Creating a new spa menu (or adding to an existing one) is a task that requires a solid strategy. Here are my insider tips for bringing new menu offerings into your spa or medical spa.
1. Survey Your Clients
Instead of guessing and hoping that you will bring in a new machine or service that your clients will love - be sure that you will, by asking them first! It seems almost too easy, but if you have questions then get answers you need right from the horse's mouth. It's as simple as offering a 10% discount on their next product purchase or service in exchange for participating in a five to eight question survey. A small incentive for your clients to throw in their two cents is worth it for you as a spa owner! Knowing exactly what your clients desire and delivering it will create long-lasting, loyal relationships.
2. Inquire with Your Staff
Estheticians, massage therapists and most other practitioners will tell you that as soon as the treatment room door closes, clients tend to spill the beans about just about anything on their mind. Don't be shy about asking your staff what clients are asking for in the privacy of the treatment room - all of the answers you seek may just be under your nose. Staff members may not always feel comfortable or confident speaking-up at staff meetings or approaching management with their ideas and leads, so go to them and see what kind of feedback they have been getting from clients - you may be surprised!
On the other side of that coin, members of your staff may posses talents, skills and certifications that may be unknown and underutilized at your spa.
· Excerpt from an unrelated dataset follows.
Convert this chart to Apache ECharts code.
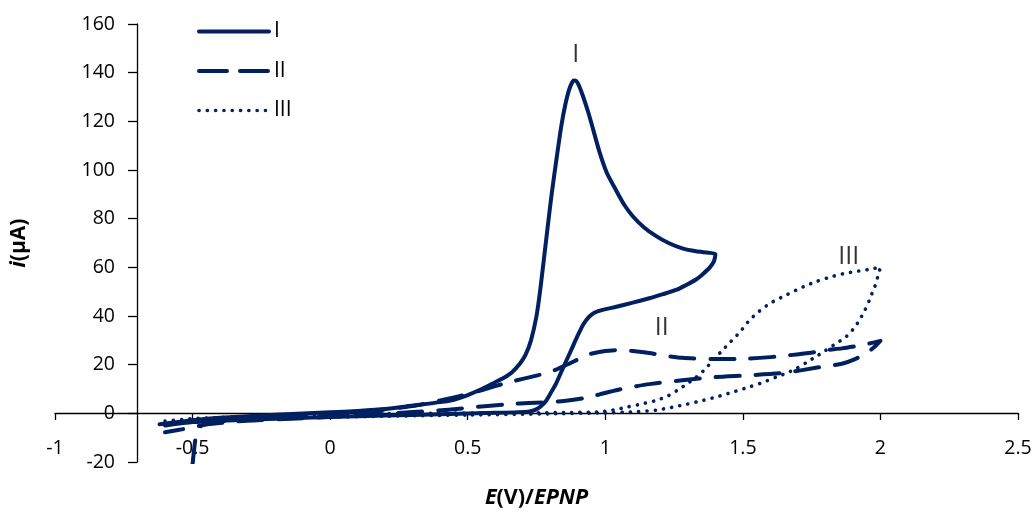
<!DOCTYPE html>
<html>
<head>
<meta charset="utf-8">
<script src="https://cdn.jsdelivr.net/npm/echarts@6/dist/echarts.min.js"></script>
<style>
html,body{margin:0;padding:0;background:#fff;overflow:hidden;}
#chart{width:1035px;height:513px;}
</style>
</head>
<body>
<div id="chart"></div>
<script>
// ---- data (E in V, i in µA) ----
const seriesNames = ['I', 'II', 'III'];

const curveI = [
  [-0.62,-4.5],[-0.5,-2.8],[-0.4,-1.8],[-0.2,-0.6],[0,0.4],[0.1,1.0],[0.2,1.8],[0.3,3.2],[0.4,4.6],
  [0.45,5.6],[0.5,7.5],[0.555,10.2],[0.6,12.8],[0.63,14.5],[0.66,16.8],[0.69,20.5],[0.71,24],
  [0.73,30],[0.75,40],[0.765,52],[0.79,76],[0.805,90],[0.822,104],[0.84,118],[0.855,127],
  [0.87,133.5],[0.885,136.8],[0.895,136.5],[0.905,134.5],[0.92,130],[0.94,123],[0.955,117],
  [0.98,107],[1.005,99],[1.04,91.5],[1.07,85.5],[1.1,81],[1.14,76.5],[1.185,72.8],
  [1.23,70],[1.28,67.8],[1.33,66.6],[1.375,66],[1.4,65.5],[1.395,62.5],[1.38,60],
  [1.355,57.3],[1.33,55],[1.29,52.5],[1.26,50.8],[1.21,49],[1.16,47.3],[1.1,45.5],
  [1.04,43.8],[0.99,42.5],[0.96,41.3],[0.94,39.5],[0.92,36.5],[0.9,32],[0.88,27],
  [0.86,22],[0.84,17],[0.82,12],[0.8,8],[0.785,5.2],[0.765,2.8],[0.745,1.4],[0.72,0.7],
  [0.6,0.2],[0.4,-0.4],[0.2,-0.9],[0,-1.5],[-0.2,-2.2],[-0.4,-3.0],[-0.5,-3.6],[-0.6,-5.0]
];

const curveII = [
  [-0.5,-21],[-0.485,-7.5],[-0.46,-4.5],[-0.4,-3.4],[-0.3,-2.5],[-0.1,-1.2],[0.1,0.3],
  [0.3,3.0],[0.45,6.5],[0.55,9.5],[0.65,12.8],[0.75,15.5],[0.8,17],[0.87,20.5],[0.94,24.2],
  [1.0,25.6],[1.05,26],[1.1,25.6],[1.16,24.8],[1.22,23.6],[1.28,22.8],[1.4,22.3],
  [1.52,22.5],[1.6,23.1],[1.67,23.9],[1.74,24.8],[1.8,25.9],[1.86,26.7],[1.91,27.6],
  [1.96,28.7],[2.0,29.8],[1.98,27.5],[1.95,24.8],[1.91,22.4],[1.86,20.4],[1.8,19.3],
  [1.77,18.8],[1.65,16.6],[1.52,15.6],[1.4,14.9],[1.28,13.6],[1.16,12],[1.1,10.9],
  [1.04,9.5],[0.98,7.8],[0.92,6.2],[0.85,5.1],[0.8,4.6],[0.68,4.0],[0.55,2.8],[0.43,1.5],
  [0.3,0.5],[0.1,-0.8],[-0.1,-2.0],[-0.3,-3.0],[-0.45,-4.6],[-0.52,-6.2],[-0.6,-7.8]
];

const curveIII = [
  [-0.6,-3.2],[-0.5,-2.2],[-0.3,-1.3],[0,-0.5],[0.3,0.0],[0.6,0.2],[0.85,0.3],[0.98,0.6],
  [1.04,1.6],[1.08,2.6],[1.13,3.8],[1.185,5.3],[1.23,7.3],[1.26,9.3],[1.3,12.3],[1.33,14.9],
  [1.36,17.8],[1.39,21.6],[1.42,25.2],[1.45,28.8],[1.49,33.5],[1.525,38.4],[1.56,42],
  [1.6,45.3],[1.65,48.2],[1.72,52],[1.77,54.3],[1.83,56.4],[1.87,57.5],[1.91,58.3],
  [1.96,59.2],[2.0,60],[1.99,56],[1.984,53.4],[1.972,50],[1.96,46.5],[1.944,42.5],
  [1.924,38.3],[1.905,35.2],[1.888,32.8],[1.865,30.6],[1.839,28.7],[1.8,25.8],
  [1.767,23.4],[1.73,20.8],[1.694,18.4],[1.66,16.6],[1.621,14.9],[1.575,12.8],
  [1.525,10.9],[1.46,8.6],[1.403,6.7],[1.34,4.9],[1.282,3.4],[1.23,2.2],[1.185,1.3],
  [1.1,0.6],[1.0,0.2],[0.8,-0.2],[0.5,-0.7],[0.2,-1.2],[0,-1.6],[-0.3,-2.4],[-0.6,-4.2]
];

const annotations = [
  { name: 'I',   value: [0.893, 147.5] },
  { name: 'II',  value: [1.205, 35.0] },
  { name: 'III', value: [1.885, 64.5] }
];

const xTicks = { min: -1, max: 2.5, step: 0.5 };
const yTicks = { min: -20, max: 160, step: 20 };

// ---- styling ----
const navy = '#002060';
const font = '"Open Sans", Lato, sans-serif';

const styleI   = { color: navy, width: 4, type: 'solid', cap: 'round', join: 'round' };
const styleII  = { color: navy, width: 4, type: [24, 16], cap: 'round', join: 'round' };
const styleIII = { color: navy, width: 3.6, type: [0.1, 8.2], cap: 'round', join: 'round' };

const chart = echarts.init(document.getElementById('chart'), null, { renderer: 'canvas' });

function lineSeries(name, data, ls) {
  return {
    name: name,
    type: 'line',
    data: data,
    showSymbol: false,
    symbol: 'none',
    smooth: 0.2,
    lineStyle: ls,
    itemStyle: { color: navy },
    animation: false,
    z: 3
  };
}

const hiddenSymbol = { color: 'rgba(0,0,0,0)', borderWidth: 0, opacity: 0 };

// grid geometry: x axis line sits at i = 0, y axis line sits at E ≈ -0.70
const gridBottomPx = 462, zeroPx = 413, gridLeftPx = 55, yAxisPx = 137;

const option = {
  animation: false,
  backgroundColor: '#ffffff',
  grid: { left: gridLeftPx, right: 17, top: 24, bottom: 513 - gridBottomPx, containLabel: false, outerBoundsMode: 'none' },
  legend: {
    orient: 'vertical',
    left: 192,
    top: 16,
    itemWidth: 70,
    itemHeight: 19,
    itemGap: 18.5,
    textStyle: { fontFamily: font, fontSize: 21, color: '#000' },
    itemStyle: hiddenSymbol,
    data: [
      { name: 'I',   itemStyle: hiddenSymbol, lineStyle: { width: 4, type: 'solid', cap: 'round' } },
      { name: 'II',  itemStyle: hiddenSymbol, lineStyle: { width: 4, type: [28, 13], cap: 'round' } },
      { name: 'III', itemStyle: hiddenSymbol, lineStyle: { width: 3.6, type: [0.1, 8.2], cap: 'round' } }
    ]
  },
  xAxis: {
    type: 'value',
    position: 'bottom',
    offset: -(gridBottomPx - zeroPx),
    min: xTicks.min,
    max: xTicks.max,
    interval: xTicks.step,
    name: '{i|E}{b|(V)/}{i|EPNP}',
    nameLocation: 'middle',
    nameGap: 74,
    nameTextStyle: {
      rich: {
        i: { fontFamily: font, fontSize: 21.5, fontWeight: 'bold', fontStyle: 'italic', color: '#000' },
        b: { fontFamily: font, fontSize: 21.5, fontWeight: 'bold', color: '#000' }
      }
    },
    axisLine: { show: true, onZero: false, lineStyle: { color: '#000', width: 1.3 } },
    axisTick: { show: true, length: 7, lineStyle: { color: '#000', width: 1.3 } },
    axisLabel: { fontFamily: font, fontSize: 19.5, color: '#000', margin: 25 },
    splitLine: { show: false }
  },
  yAxis: {
    type: 'value',
    min: yTicks.min,
    max: yTicks.max,
    interval: yTicks.step,
    offset: -(yAxisPx - gridLeftPx),
    name: '{i|i}{b|(μA)}',
    nameLocation: 'middle',
    nameGap: 107,
    nameRotate: 90,
    nameTextStyle: {
      rich: {
        i: { fontFamily: font, fontSize: 21, fontWeight: 'bold', fontStyle: 'italic', color: '#000' },
        b: { fontFamily: font, fontSize: 21, fontWeight: 'bold', color: '#000' }
      }
    },
    axisLine: { show: true, onZero: false, lineStyle: { color: '#000', width: 1.3 } },
    axisTick: { show: true, length: 9, lineStyle: { color: '#000', width: 1.3 } },
    axisLabel: { fontFamily: font, fontSize: 19.5, color: '#000', margin: 22 },
    splitLine: { show: false }
  },
  series: [
    lineSeries(seriesNames[0], curveI, styleI),
    lineSeries(seriesNames[1], curveII, styleII),
    lineSeries(seriesNames[2], curveIII, styleIII),
    {
      name: 'labels',
      type: 'scatter',
      data: annotations,
      symbolSize: 1,
      itemStyle: { color: 'rgba(0,0,0,0)' },
      silent: true,
      animation: false,
      label: {
        show: true,
        position: 'inside',
        formatter: function (p) { return p.name; },
        fontFamily: font,
        fontSize: 25,
        color: '#000'
      },
      z: 5
    }
  ]
};

chart.setOption(option);
</script>
</body>
</html>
Don't be so quick to interview and hire new employees when you want to expand your spa offerings and treatment menu - look from within! Many staff members stay quiet about the trainings and certifications that they obtain outside of your spa. You may have an employee already certified in the newest peel technique or facial tool - so be sure to ask them what they are into and what is exciting to them in the industry now.
3. See who is offering compelling services around you - but don't be a copycat.
As a spa owner, if you are hearing more and more about the interesting services that your competition is providing and want to do more yourself, then go for it - but put your own spin on it. Bringing in the newest lasers or injectable treatments is key to keeping your clients happy. The trick, however, is to figure out how to integrate new offerings into your treatment menu in a way that stays true to your brand. Perhaps intertwine a clinical modality like LED, radio frequency or microcurrent with a classic european facial. Or add holistic therapies like lymphatic drainage or aromatherapy into a clinical protocol. Keep your clients guessing about how you will be innovating in the field - don't just copy what others are doing.
4. Work with your Existing Vendors
If you already have solid, established relationships with your current product and equipment vendors then ask them about what's new in the industry. Their companies may have something new coming to the market soon that you could get an exclusive on. Vendors can also let you in on what spas in other regions or countries are doing, to give you a fresh, new perspective on the industry. Furthermore, current reps and vendors may be willing to offer a discount to you because you have a rapport. As always, be sure to ask your vendors for promotional materials, press and media coverage and to come support an event or launch party at your spa. Product and equipment companies have budgets designed to support their accounts and can be one of your greatest resources when expanding your spa menu.
5. Partner with Other Businesses
So you want to offer something new at your spa and be certain it will be a success? I suggest partnering with another business like a bridal boutique, gym or yoga studio to offer something that their clients need or want. By partnering with a non-spa business, you are practically guaranteed to get daily referrals (or even in-house advertising and promotion) at their facility. A bridal boutique may want a trusted partner to refer makeup, skincare and lash clients to. A gym will send clients to you who may want help with cellulite, spray tans or massage. The possibilities are really endless! Think outside the box and see - not only what your clients would like to see on your menu - but what neighboring businesses' clients would like as well.
The inspiration for your spa menu is closer than you think. Expanding your spa menu offerings is easy, if you look to your own clients, staff and current business relationships for insight and support.